Und wie kann ich Dateien einlesen bzw speichern?
Bin für jede Hilfe dankbar 
Gruß HiFish


----------



## thE_29 (23. Jan 2007)

Process proc = Runtime.getRuntime().exec("PROGRAMM");

Und vom Process Objekt (also proc) kann man den inputStream holen!


----------



## The_S (23. Jan 2007)

Dann lies mal ein Anfängerbuch deiner Wahl oder benutze die Forensuche  .

Stichwörter für dein 1. Problem:

Runtime#getRuntime#exec und Process

Stichwörter für dein 2. Problem:

BufferedReader und BufferedWriter für Textdateien, für Binäre Dateien BufferedInputStream und BufferedOutputStream

[edit] verdammt, schon wieder zu langsam


----------



## Hi Fish (23. Jan 2007)

Ich hab schon gesucht nur wenn man gar keine ahnung hat un nach Konsolenbefehl oder Konsole sucht kommt net viel dabei raus, und ein Forum ist ja dafür da um Fragen zu stellen 

Vielen Dank für die schnelle Antwort!


----------



## The_S (23. Jan 2007)

joa, deswegen hab ich dir ja die Stichwörter genannt  . Hat jetzt alles geklappt oder gabs probleme?


----------



## Hi Fish (24. Jan 2007)

Das mit den Dateien klappt ganz gut bisher den Konsolenbefehl hab ich noch nicht implementiert.

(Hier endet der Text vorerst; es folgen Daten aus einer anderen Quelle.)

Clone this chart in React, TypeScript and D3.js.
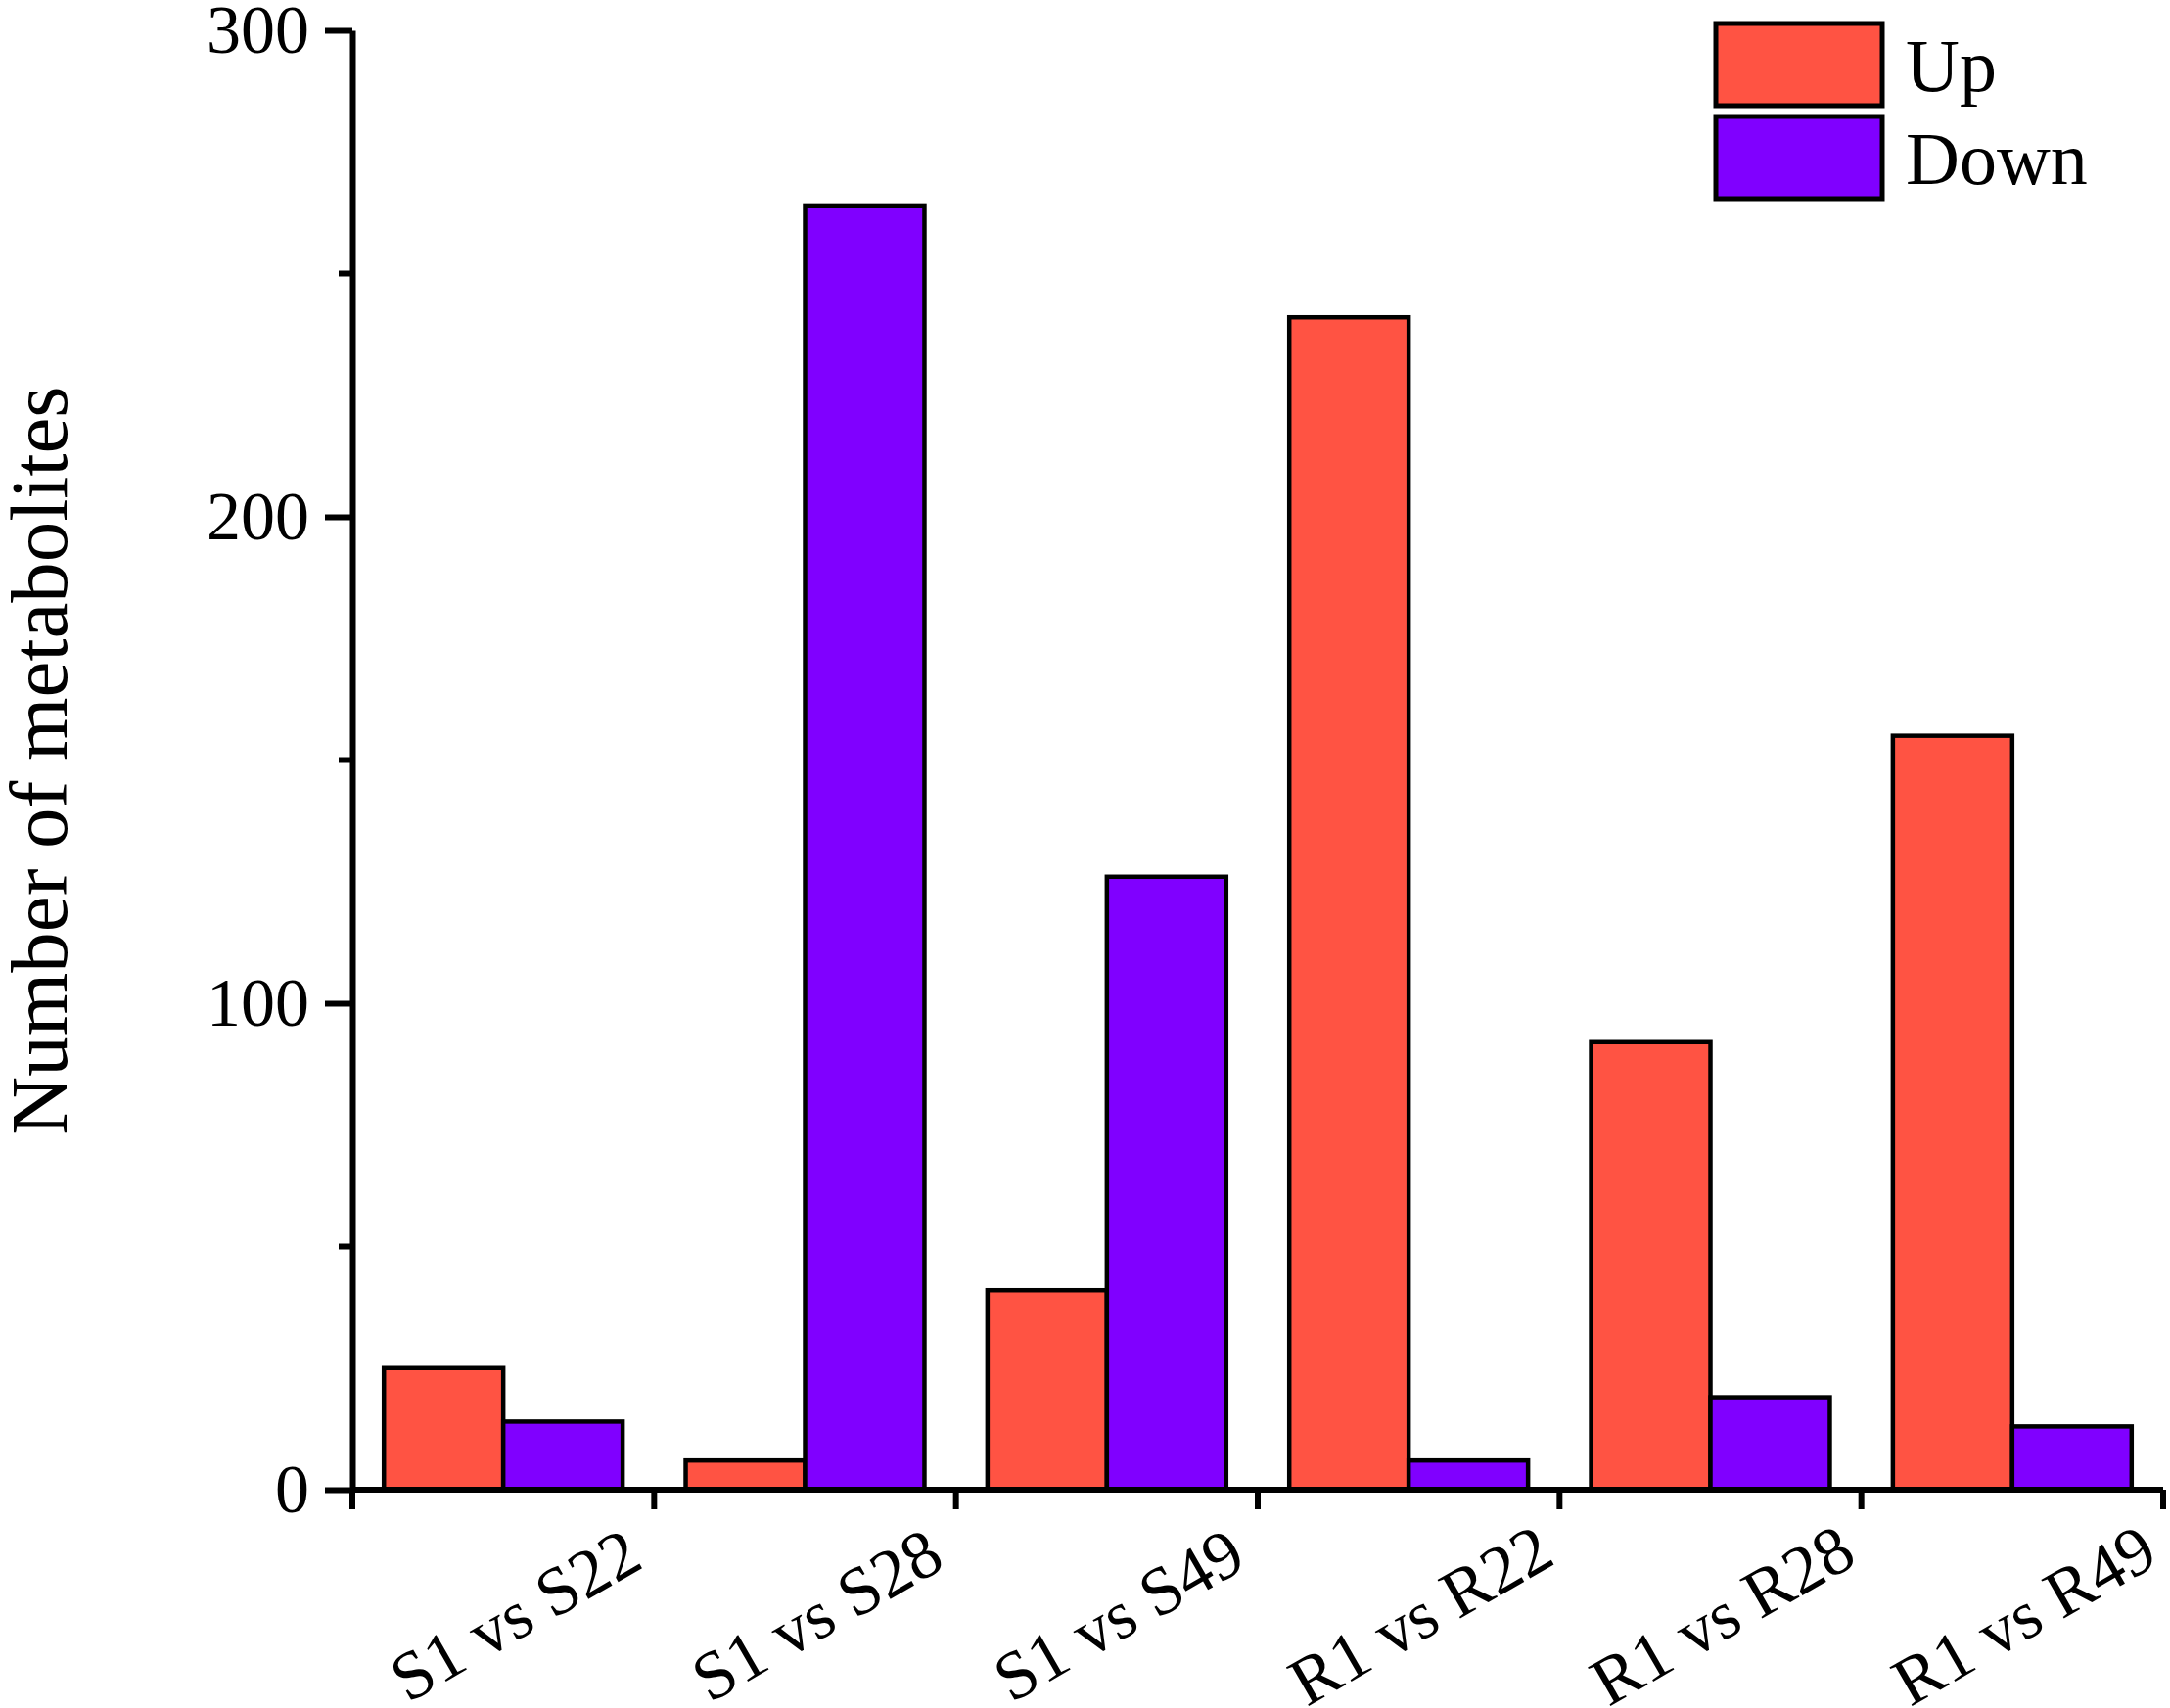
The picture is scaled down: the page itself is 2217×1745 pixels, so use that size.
import { useEffect, useRef } from 'react';
import * as d3 from 'd3';

const categories = ['S1 vs S22', 'S1 vs S28', 'S1 vs S49', 'R1 vs R22', 'R1 vs R28', 'R1 vs R49'];
const seriesNames = ['Up', 'Down'];
const upValues = [25, 6, 41, 241, 92, 155];
const downValues = [14, 264, 126, 6, 19, 13];
const yMajorTicks = [0, 100, 200, 300];
const yMinorTicks = [50, 150, 250];

const colors: Record<string, string> = { Up: '#FF5343', Down: '#8000FF' };

export default function App() {
  const svgRef = useRef<SVGSVGElement>(null);

  useEffect(() => {
    document.body.style.margin = '0';
    if (!svgRef.current) return;

    const width = 2217;
    const height = 1745;
    const left = 360;
    const right = 2210;
    const top = 31;
    const bottom = 1522;
    const font = '"Liberation Serif", "Times New Roman", serif';

    const svg = d3.select(svgRef.current)
      .attr('width', width)
      .attr('height', height);
    svg.selectAll('*').remove();

    svg.append('rect').attr('width', width).attr('height', height).attr('fill', '#ffffff');

    const x = d3.scaleBand<string>()
      .domain(categories)
      .range([left, right]);

    const xInner = d3.scaleBand<string>()
      .domain(seriesNames)
      .range([0, x.bandwidth()])
      .paddingInner(0)
      .paddingOuter(0.264);

    const y = d3.scaleLinear()
      .domain([0, 300])
      .range([bottom, top]);

    // bars
    const rows = categories.map((c, i) => ({ category: c, Up: upValues[i], Down: downValues[i] }));
    const groups = svg.append('g')
      .selectAll('g')
      .data(rows)
      .join('g')
      .attr('transform', d => `translate(${x(d.category)},0)`);

    groups.selectAll('rect')
      .data(d => seriesNames.map(s => ({ s, v: (d as any)[s] as number })))
      .join('rect')
      .attr('x', d => xInner(d.s)!)
      .attr('y', d => y(d.v))
      .attr('width', xInner.bandwidth())
      .attr('height', d => y(0) - y(d.v))
      .attr('fill', d => colors[d.s])
      .attr('stroke', '#000000')
      .attr('stroke-width', 4.5);

    // y axis
    const yAxis = svg.append('g')
      .attr('transform', `translate(${left},0)`)
      .call(d3.axisLeft(y).tickValues(yMajorTicks).tickSize(28).tickSizeOuter(0).tickPadding(16).tickFormat(d3.format('d')));
    yAxis.select('.domain').attr('stroke-width', 6);
    yAxis.selectAll('.tick line').attr('stroke-width', 6);
    yAxis.selectAll('.tick text')
      .attr('font-family', font)
      .attr('font-size', 70)
      .attr('fill', '#000000');

    svg.append('g')
      .attr('transform', `translate(${left},0)`)
      .selectAll('line')
      .data(yMinorTicks)
      .join('line')
      .attr('x1', -14)
      .attr('x2', 0)
      .attr('y1', d => y(d))
      .attr('y2', d => y(d))
      .attr('stroke', '#000000')
      .attr('stroke-width', 6);

    // x axis
    svg.append('line')
      .attr('x1', left)
      .attr('x2', right)
      .attr('y1', bottom)
      .attr('y2', bottom)
      .attr('stroke', '#000000')
      .attr('stroke-width', 6);

    const boundaries = categories.map(c => x(c)!).concat([right]);
    svg.append('g')
      .selectAll('line')
      .data(boundaries)
      .join('line')
      .attr('x1', d => d)
      .attr('x2', d => d)
      .attr('y1', bottom)
      .attr('y2', bottom + 20)
      .attr('stroke', '#000000')
      .attr('stroke-width', 6);

    svg.append('g')
      .selectAll('text')
      .data(categories)
      .join('text')
      .attr('transform', d => `translate(${x(d)! + x.bandwidth() / 2 + 12},${1650}) rotate(-30)`)
      .attr('text-anchor', 'middle')
      .attr('dominant-baseline', 'central')
      .attr('font-family', font)
      .attr('font-size', 70)
      .attr('fill', '#000000')
      .text(d => d);

    // y label
    svg.append('text')
      .attr('transform', `translate(40,${777}) rotate(-90)`)
      .attr('text-anchor', 'middle')
      .attr('dominant-baseline', 'central')
      .attr('font-family', font)
      .attr('font-size', 83)
      .attr('fill', '#000000')
      .text('Number of metabolites');

    // legend
    const legend = svg.append('g').attr('transform', 'translate(1753,24)');
    seriesNames.forEach((s, i) => {
      const g = legend.append('g').attr('transform', `translate(0,${i * 95})`);
      g.append('rect')
        .attr('width', 170)
        .attr('height', 84)
        .attr('fill', colors[s])
        .attr('stroke', '#000000')
        .attr('stroke-width', 5);
      g.append('text')
        .attr('x', 194)
        .attr('y', 69)
        .attr('font-family', font)
        .attr('font-size', 76)
        .attr('fill', '#000000')
        .text(s);
    });
  }, []);

  return <svg ref={svgRef} style={{ display: 'block' }} />;
}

Eine weitere Frag haette ich allerdings noch, ich soll ein Programm welches ich in C geschrieben hab in JAVA umschreiben mit GUI.

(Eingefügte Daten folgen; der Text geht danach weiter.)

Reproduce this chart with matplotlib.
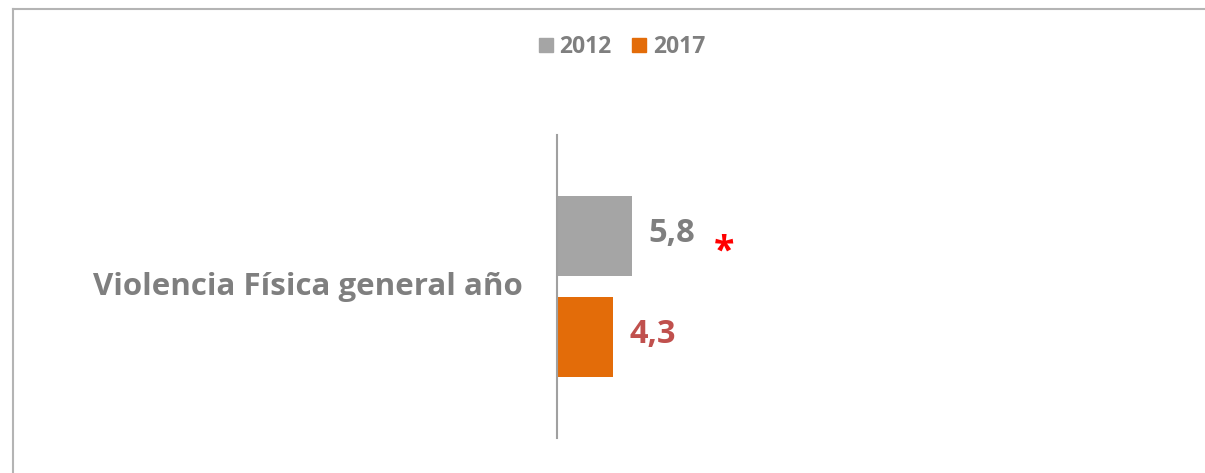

Der Ersatz bzw. Weiterentwicklung zu den C Strukturen (Verkettete Listen) sind vermutlich Objektarrays richtig? 
Muss ich da beim Sortieren die Objekte komplett hin und her schieben oder gehts auch indem ich einfach Adressen austausche?(pointer ftw ) )

(Ansonsten muss ich halt ein zweites Array mit IndexZahlen nehmen)


----------



## The_S (24. Jan 2007)

Ich hab kA von C, aber listen bekommst du entweder ohne Begrenzung (den verfügbaren Arbeitsspeicher mal ausgeschlossen) durch eine Collection wie ArrayList oder Vector oder mit fest eingestellter Größe als Objektarray.

Sortieren kannst du einfach mittels Arrays#sort bzw. Collections#sort . Oder muss es was spezielles sein?


----------



## KSG9|sebastian (24. Jan 2007)

Listen gibts in so ziemliche jeder Ausführung schon mitgeliefert. Schau dir mal die Collections API an. Den rest hat Hobbit schon perfekt beschrieben..auch wenn er wieder zu langsam war


----------



## Leroy42 (24. Jan 2007)

KSG9|sebastian hat gesagt.:
			
		

> auch wenn er wieder zu langsam war



Ist aber nicht die feine, englische Art auf jemandes Alter so öffentlich anzuspielen.  :noe: 

( :bae: )


----------



## The_S (25. Jan 2007)

Ich glaub, ich bin n ganzes Stück junger als ihr beide


----------